Retail sales rose 1.1% in July from 0.2% the previous month. Hot weather conditions are likely to have triggered additional spending during the month and there were still concerns whether the trend would be sustainable, but there was renewed buying support for Sterling on recent economic trends.
There was a further increase in market rates with the benchmark UK 10-year gilt yield rising to the highest level for two years. There were further expectations that the BoE would be forced to raise interest rates earlier than expected in the recent inflation report which continued to underpin the UK currency.
Range for previous week: $1.4812–$1.5751
Range for this week: $1.5504–$1.5702

Yen

The Bank of Japan will maintain a very loose policy and yield considerations will remain a negative yen influence. Tax considerations will remain important given the implications for the Nikkei index which will also have an important impact on the Japanese currency with the sales tax likely to be yen negative. There will be pressure to remain a competitive yen, especially given underlying stresses in Asian economies. The yen will gain some support when risk appetite deteriorates, but will find it difficult to sustain any significant gains.
The dollar was unable to push above 98.50 area against the yen during the week. There was an increase in exporter dollar selling at higher levels, although pressure was still countered by solid US support on yield grounds.

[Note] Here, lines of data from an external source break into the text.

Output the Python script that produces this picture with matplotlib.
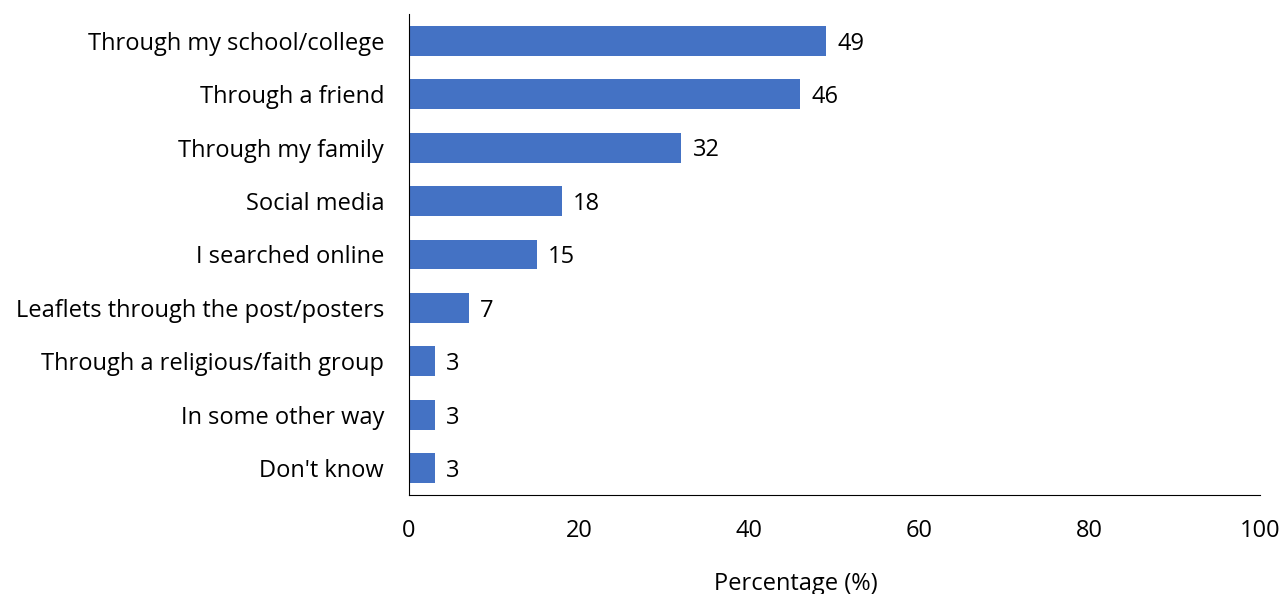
import matplotlib.pyplot as plt
import numpy as np

plt.rcParams['font.family'] = ['Open Sans', 'DejaVu Sans']

# Data
sources = [
    "Through my school/college",
    "Through a friend",
    "Through my family",
    "Social media",
    "I searched online",
    "Leaflets through the post/posters",
    "Through a religious/faith group",
    "In some other way",
    "Don't know",
]
percent = [49, 46, 32, 18, 15, 7, 3, 3, 3]

y = np.arange(len(sources))

fig = plt.figure(figsize=(12.81, 5.94), dpi=100)
ax = fig.add_axes([0.3193, 0.1667, 0.6643, 0.8097])

bars = ax.barh(y, percent, height=0.56, color='#4472C4')

ax.set_xlim(0, 100)
ax.set_ylim(len(sources) - 0.5, -0.5)
ax.set_yticks(y)
ax.set_yticklabels(sources, fontsize=17)
ax.set_xticks(np.arange(0, 101, 20))
ax.tick_params(axis='x', labelsize=17, length=0, pad=17)
ax.tick_params(axis='y', length=0, pad=18)
ax.set_xlabel('Percentage (%)', fontsize=17, labelpad=20)
ax.xaxis.set_label_coords(0.455, -0.16)

for s in ['top', 'right']:
    ax.spines[s].set_visible(False)
for s in ['left', 'bottom']:
    ax.spines[s].set_color('#000000')
    ax.spines[s].set_linewidth(0.8)

# value labels next to each bar
for rect in bars:
    w = rect.get_width()
    ax.annotate('{}'.format(w),
                xy=(w, rect.get_y() + rect.get_height() / 2),
                xytext=(8, -2), textcoords='offset points',
                ha='left', va='center', fontsize=17)

fig.savefig('out.png', dpi=100)
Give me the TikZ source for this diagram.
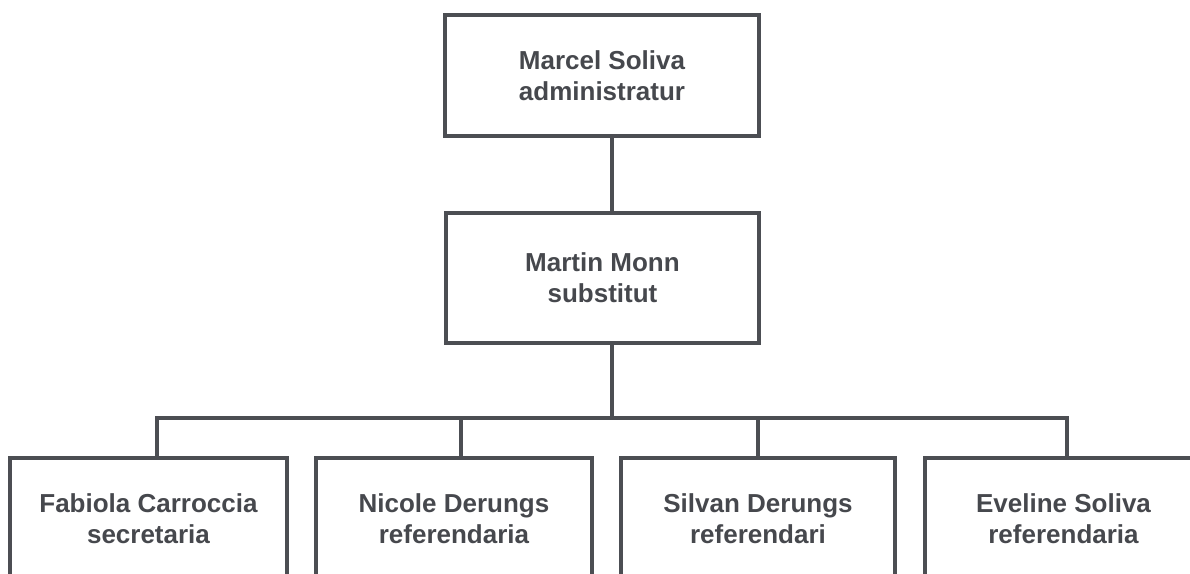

The latest Japanese capital data recorded further outflows from Japan in the latest week and there was an increase in outflows compared with the latest week which should tend to undermine the Japanese currency.
There were media reports from officials denying that the government would consider cutting corporate taxes. These comments triggered sharp losses for the Nikkei index and the correlation between Japanese stocks and the currency pushed downward pressure on the dollar against the yen with lows near 97 in choppy trading conditions.
The yen gained some support from a significant retreat in US and global equity markets during the day. With liquidity at low levels, there was important evidence of stop-loss activity.